Blackness Is a Political Identity
To be Black in America is not merely racial. It is political. It is to exist in direct opposition to the myth of American exceptionalism. It is to carry the memory of every stolen body, every bombed church, every lynched youth, every enslaved mind. It is to look this country in the face and say, “I am still here.”
We are not just citizens. We are descendants of people who have survived genocide. We are the unfinished business of emancipation. Our existence is a threat because it reminds the world that America has never atoned for its crimes. And every time we speak, every time we fight, every time we live, we remind this nation that its reckoning is overdue.

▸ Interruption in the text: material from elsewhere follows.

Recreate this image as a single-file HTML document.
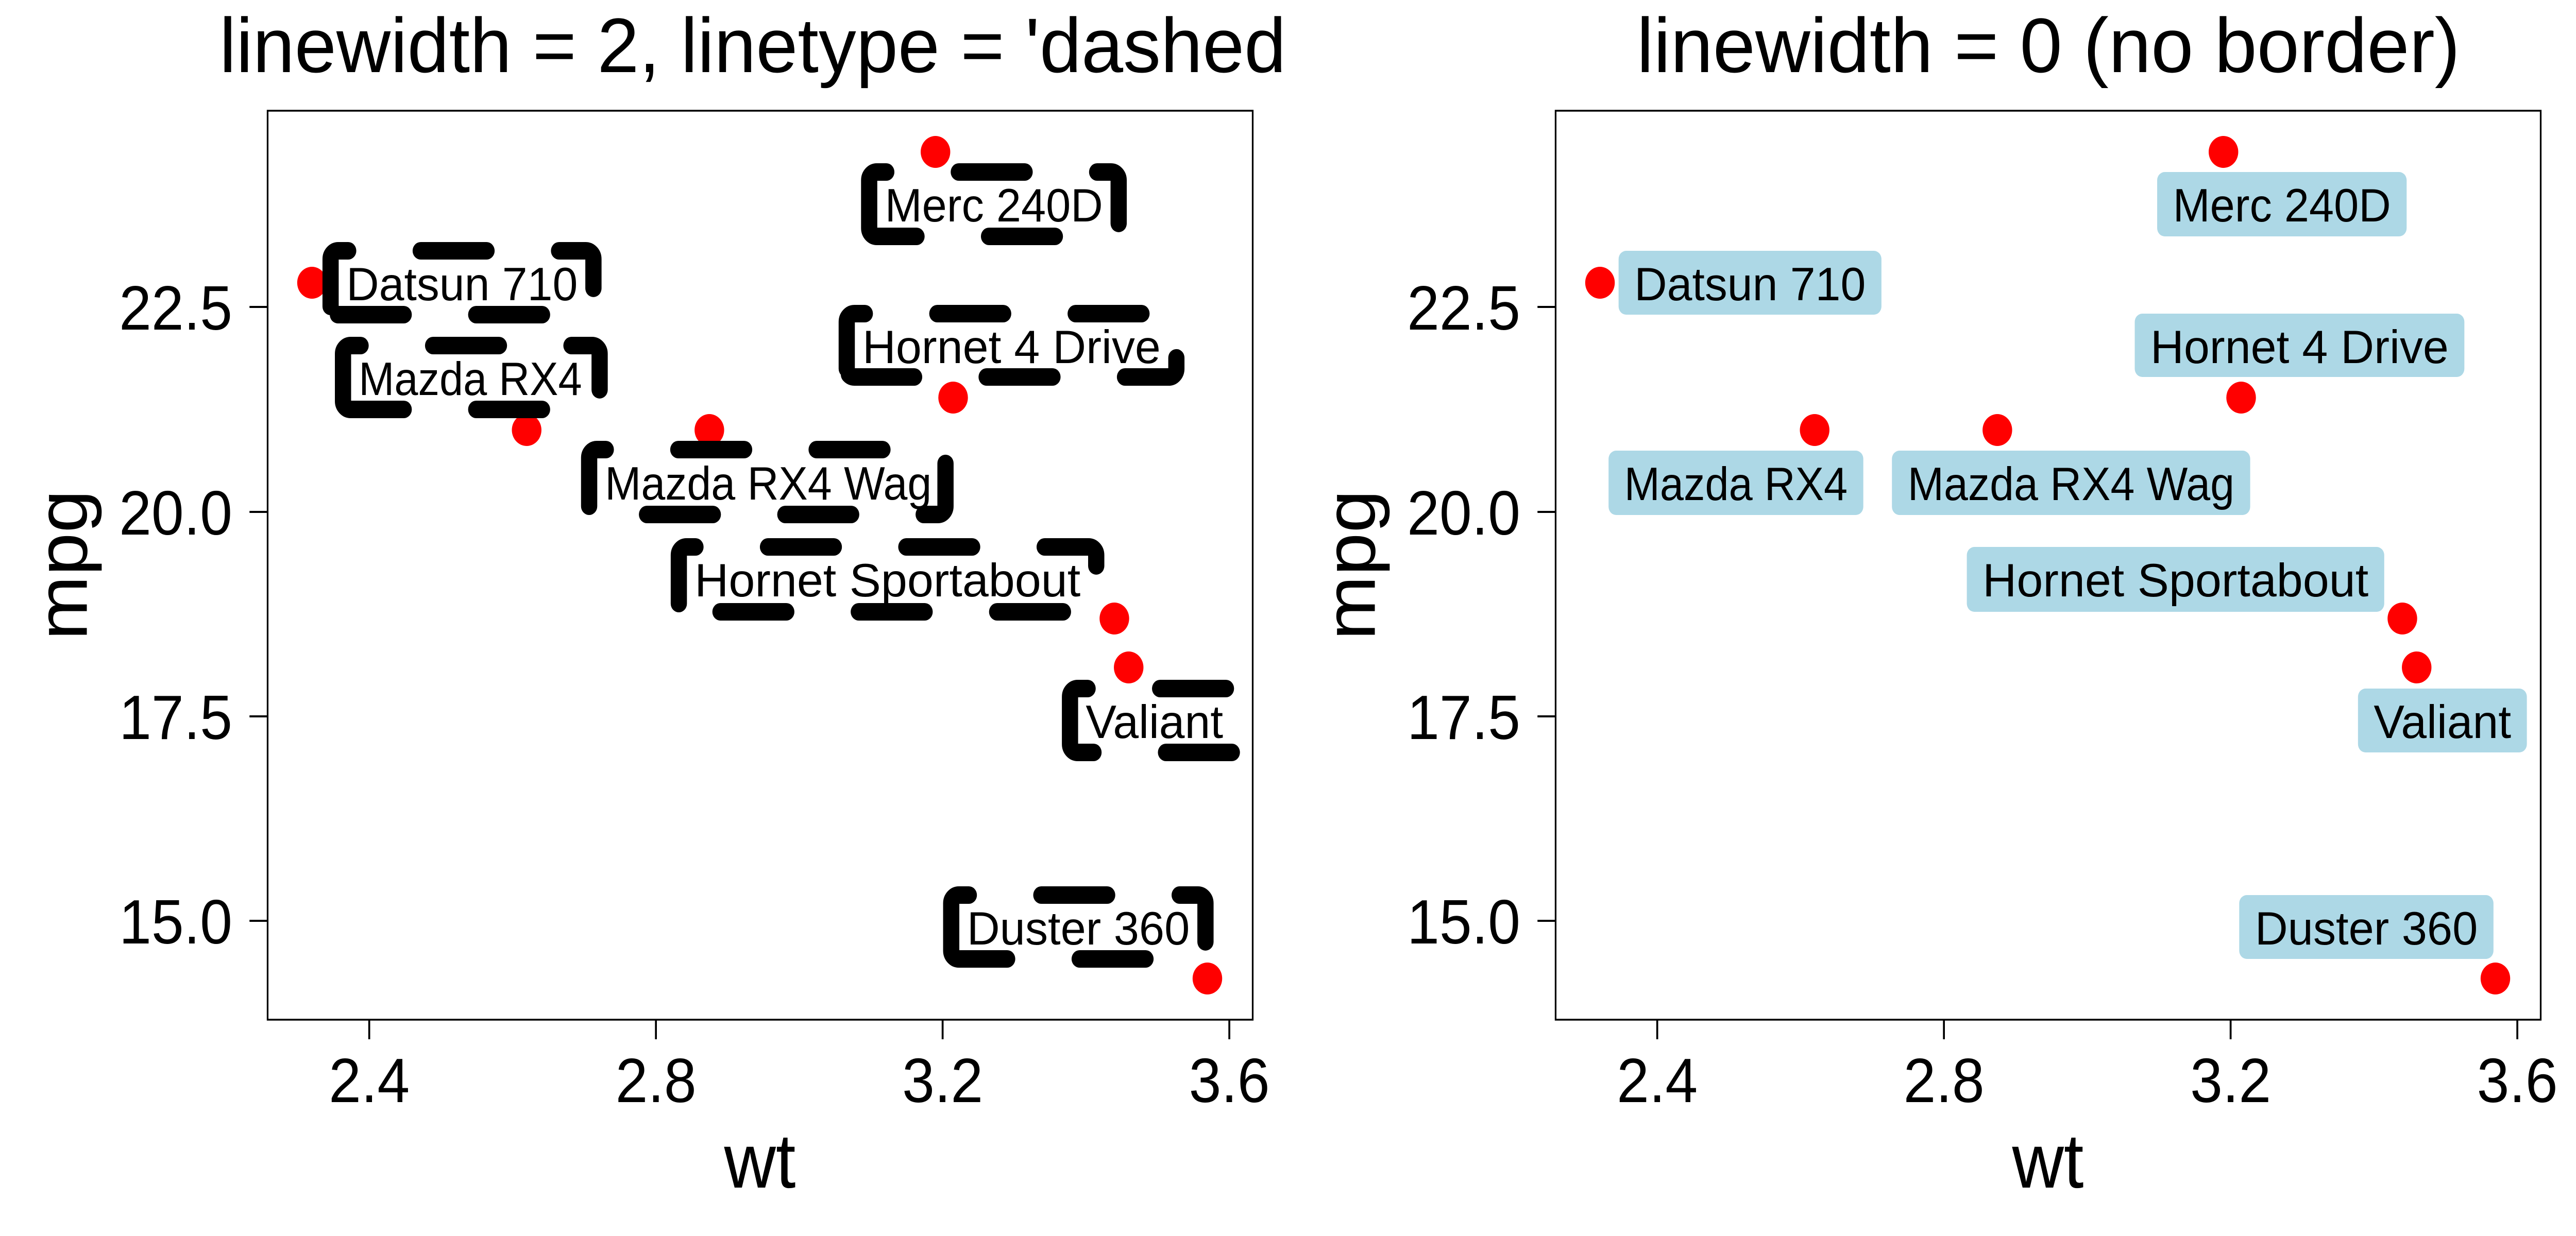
<!DOCTYPE html>
<html><head><meta charset="utf-8"><style>
html,body{margin:0;padding:0;background:#fff;width:100%;height:100%;overflow:hidden;}
svg{display:block;position:fixed;left:0;top:0;width:100vw;height:100vh;}
text{font-family:"Liberation Sans",sans-serif;fill:#000;}
</style></head><body>
<svg viewBox="0 0 5400 2400" preserveAspectRatio="none" xmlns="http://www.w3.org/2000/svg">
<defs>
<clipPath id="lc"><rect x="0" y="0" width="2700" height="2400"/></clipPath>
</defs>
<rect width="5400" height="2400" fill="#fff"/>

<!-- ================= LEFT PANEL ================= -->
<g>
<text x="460" y="140" font-size="150" textLength="2266" lengthAdjust="spacingAndGlyphs" clip-path="url(#lc)">linewidth = 2, linetype = 'dashed'</text>
<rect x="561" y="215" width="2065" height="1765" fill="none" stroke="#000" stroke-width="3.5"/>
<g stroke="#000" stroke-width="4">
<line x1="523" y1="596" x2="561" y2="596"/><line x1="523" y1="994" x2="561" y2="994"/>
<line x1="523" y1="1391" x2="561" y2="1391"/><line x1="523" y1="1788" x2="561" y2="1788"/>
<line x1="774" y1="1980" x2="774" y2="2018"/><line x1="1375" y1="1980" x2="1375" y2="2018"/>
<line x1="1976" y1="1980" x2="1976" y2="2018"/><line x1="2577" y1="1980" x2="2577" y2="2018"/>
</g>
<g font-size="122" text-anchor="end">
<text x="487" y="640">22.5</text><text x="487" y="1038">20.0</text>
<text x="487" y="1435">17.5</text><text x="487" y="1832">15.0</text>
</g>
<g font-size="122" text-anchor="middle">
<text x="774" y="2140">2.4</text><text x="1375" y="2140">2.8</text>
<text x="1976" y="2140">3.2</text><text x="2577" y="2140">3.6</text>
</g>
<text x="1593" y="2306" font-size="150" text-anchor="middle">wt</text>
<text transform="translate(182,1097) rotate(-90)" font-size="150" text-anchor="middle">mpg</text>

<g fill="#f00">
<circle cx="1104" cy="835" r="31"/><circle cx="1487" cy="835" r="31"/>
<circle cx="654" cy="549" r="31"/><circle cx="1998" cy="772" r="31"/>
<circle cx="2336" cy="1201" r="31"/><circle cx="2366" cy="1296" r="31"/>
<circle cx="2531" cy="1900" r="31"/><circle cx="1961" cy="295" r="31"/>
</g>

<g fill="none" stroke="#000" stroke-width="34" stroke-linecap="round" stroke-linejoin="round" stroke-dasharray="138 152">
<path d="M1822,443 V350 A16,16 0 0 1 1838,334 H2329 A16,16 0 0 1 2345,350 V443 A16,16 0 0 1 2329,459 H1838 A16,16 0 0 1 1822,443 Z"/>
<path d="M693,595 V503 A16,16 0 0 1 709,487 H1228 A16,16 0 0 1 1244,503 V595 A16,16 0 0 1 1228,611 H709 A16,16 0 0 1 693,595 Z"/>
<path d="M1775,716 V625 A16,16 0 0 1 1791,609 H2450 A16,16 0 0 1 2466,625 V716 A16,16 0 0 1 2450,732 H1791 A16,16 0 0 1 1775,716 Z"/>
<path d="M719,779 V687 A16,16 0 0 1 735,671 H1241 A16,16 0 0 1 1257,687 V779 A16,16 0 0 1 1241,795 H735 A16,16 0 0 1 719,779 Z"/>
<path d="M1235,983 V889 A16,16 0 0 1 1251,873 H1966 A16,16 0 0 1 1982,889 V983 A16,16 0 0 1 1966,999 H1251 A16,16 0 0 1 1235,983 Z"/>
<path d="M1423,1172 V1078 A16,16 0 0 1 1439,1062 H2282 A16,16 0 0 1 2298,1078 V1172 A16,16 0 0 1 2282,1188 H1439 A16,16 0 0 1 1423,1172 Z"/>
<path d="M2243,1445 V1353 A16,16 0 0 1 2259,1337 H2581 A16,16 0 0 1 2597,1353 V1445 A16,16 0 0 1 2581,1461 H2259 A16,16 0 0 1 2243,1445 Z"/>
<path d="M1994,1846 V1754 A16,16 0 0 1 2010,1738 H2511 A16,16 0 0 1 2527,1754 V1846 A16,16 0 0 1 2511,1862 H2010 A16,16 0 0 1 1994,1846 Z"/>
</g>
<g font-size="91">
<text x="1855" y="430" textLength="457" lengthAdjust="spacingAndGlyphs">Merc 240D</text>
<text x="726" y="583" textLength="485" lengthAdjust="spacingAndGlyphs">Datsun 710</text>
<text x="1808" y="705" textLength="625" lengthAdjust="spacingAndGlyphs">Hornet 4 Drive</text>
<text x="752" y="767" textLength="468" lengthAdjust="spacingAndGlyphs">Mazda RX4</text>
<text x="1268" y="970" textLength="685" lengthAdjust="spacingAndGlyphs">Mazda RX4 Wag</text>
<text x="1456" y="1158" textLength="809" lengthAdjust="spacingAndGlyphs">Hornet Sportabout</text>
<text x="2276" y="1433" textLength="288" lengthAdjust="spacingAndGlyphs">Valiant</text>
<text x="2027" y="1834" textLength="467" lengthAdjust="spacingAndGlyphs">Duster 360</text>
</g>
</g>

<!-- ================= RIGHT PANEL ================= -->
<g transform="translate(2700,0)">
<text x="731" y="140" font-size="150" textLength="1726" lengthAdjust="spacingAndGlyphs">linewidth = 0 (no border)</text>
<rect x="561" y="215" width="2065" height="1765" fill="none" stroke="#000" stroke-width="3.5"/>
<g stroke="#000" stroke-width="4">
<line x1="523" y1="596" x2="561" y2="596"/><line x1="523" y1="994" x2="561" y2="994"/>
<line x1="523" y1="1391" x2="561" y2="1391"/><line x1="523" y1="1788" x2="561" y2="1788"/>
<line x1="774" y1="1980" x2="774" y2="2018"/><line x1="1375" y1="1980" x2="1375" y2="2018"/>
<line x1="1976" y1="1980" x2="1976" y2="2018"/><line x1="2577" y1="1980" x2="2577" y2="2018"/>
</g>
<g font-size="122" text-anchor="end">
<text x="487" y="640">22.5</text><text x="487" y="1038">20.0</text>
<text x="487" y="1435">17.5</text><text x="487" y="1832">15.0</text>
</g>
<g font-size="122" text-anchor="middle">
<text x="774" y="2140">2.4</text><text x="1375" y="2140">2.8</text>
<text x="1976" y="2140">3.2</text><text x="2577" y="2140">3.6</text>
</g>
<text x="1593" y="2306" font-size="150" text-anchor="middle">wt</text>
<text transform="translate(182,1097) rotate(-90)" font-size="150" text-anchor="middle">mpg</text>

<g fill="#f00">
<circle cx="1104" cy="835" r="31"/><circle cx="1487" cy="835" r="31"/>
<circle cx="654" cy="549" r="31"/><circle cx="1998" cy="772" r="31"/>
<circle cx="2336" cy="1201" r="31"/><circle cx="2366" cy="1296" r="31"/>
<circle cx="2531" cy="1900" r="31"/><circle cx="1961" cy="295" r="31"/>
</g>

<g fill="#ADD8E6">
<rect x="1822" y="334" width="523" height="125" rx="16"/>
<rect x="693" y="487" width="551" height="124" rx="16"/>
<rect x="1775" y="609" width="691" height="123" rx="16"/>
<rect x="672" y="875" width="534" height="125" rx="16"/>
<rect x="1266" y="875" width="751" height="125" rx="16"/>
<rect x="1423" y="1062" width="875" height="126" rx="16"/>
<rect x="2243" y="1337" width="354" height="124" rx="16"/>
<rect x="1994" y="1738" width="533" height="124" rx="16"/>
</g>
<g font-size="91">
<text x="1855" y="430" textLength="457" lengthAdjust="spacingAndGlyphs">Merc 240D</text>
<text x="726" y="583" textLength="485" lengthAdjust="spacingAndGlyphs">Datsun 710</text>
<text x="1808" y="705" textLength="625" lengthAdjust="spacingAndGlyphs">Hornet 4 Drive</text>
<text x="705" y="971" textLength="468" lengthAdjust="spacingAndGlyphs">Mazda RX4</text>
<text x="1299" y="971" textLength="685" lengthAdjust="spacingAndGlyphs">Mazda RX4 Wag</text>
<text x="1456" y="1158" textLength="809" lengthAdjust="spacingAndGlyphs">Hornet Sportabout</text>
<text x="2276" y="1433" textLength="288" lengthAdjust="spacingAndGlyphs">Valiant</text>
<text x="2027" y="1834" textLength="467" lengthAdjust="spacingAndGlyphs">Duster 360</text>
</g>
</g>
</svg>
</body></html>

The Revolutionary Act of Joy
It is not enough to fight. We must also love. We must laugh. We must dance. We must rest. These are not indulgences—they are strategies. In a world that thrives on our despair, Black joy is a form of resistance. Joy is how we sharpen our spirits. It is how we carry the fallen and prepare the living. It is how we survive the next battle.
Revolution is not always a march or a bullet. Sometimes it’s a cookout. Sometimes it’s a child’s laughter. Sometimes it’s a grandmother braiding hair and telling stories of the past. Revolution lives in rhythm, in ritual, in remembering who we are and who we come from.
Conclusion: To Live Is to Fight
We are not free. Not yet. But our very existence challenges the legitimacy of this country’s narrative. We are the contradiction that America cannot resolve. We are the evidence. We are the prophecy. And we are the resistance.
To live while Black in America is to carry the fire of rebellion in your chest and not let it consume you. It is to move through a land built for your destruction and still find ways to plant seeds. It is to fight without always choosing to. It is to love when hate surrounds you. It is to refuse invisibility.
Living while Black in America is not just revolutionary. It is the revolution.